According to data aggregated from Fitbit users, women and men under 29 years old took fewer steps in June than the same period a year ago, as the novel coronavirus prompted people to stay at home. People over 30 years old were closer to last year’s levels, and women ages 50 years old to 64 years old even took more steps in mid-June than a year ago.
This week, officials in some states have expressed concern that the re-opening of bars, restaurants, and other businesses could draw young adults, in particular, from their homes and lead to infections among a group so far less affected by the virus.
Fitbit’s director of data science, Hulya Emir-Farinas, told Reuters that it was difficult to pinpoint why young adults are further from pre-outbreak steps than other age cohorts.

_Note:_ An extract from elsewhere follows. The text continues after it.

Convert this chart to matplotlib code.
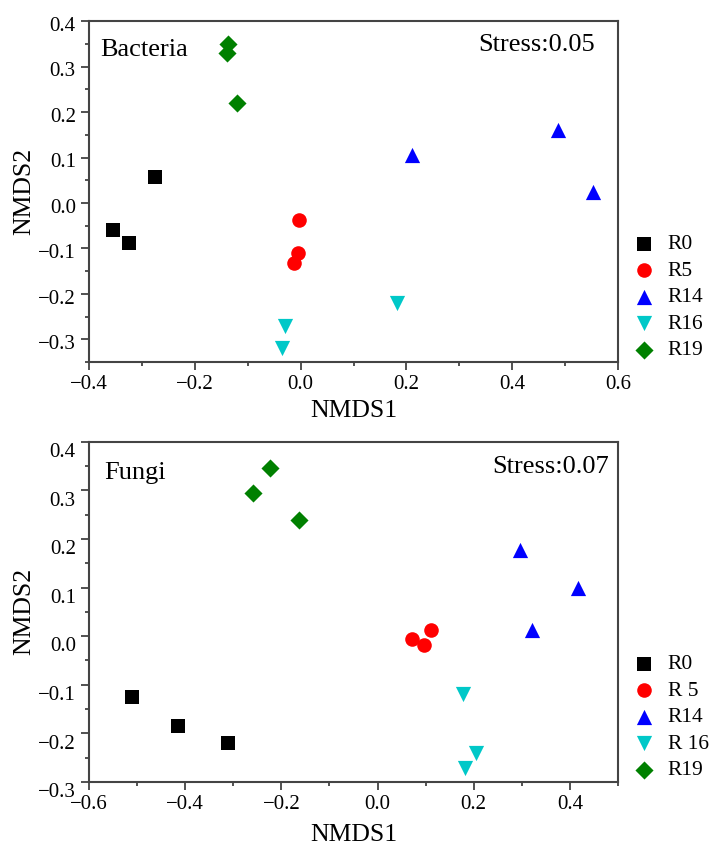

Emir-Farinas also said that “Perhaps this group is home from university or still working from home so not walking to class or commuting to work, or it could be that they are showing more caution,” “more ground to make up” because they are typically more active than others.
Other data tracked by Fitbit devices, including resting heart rates and vigorous movement, also suggest young adults were less active than older people this month.
Data from New York City revealed activity across all users fell 23 percent in April and 14 percent in May compared with normal. Fitbit said that but younger people’s activity dipped 34 percent in April and 24 percent in May.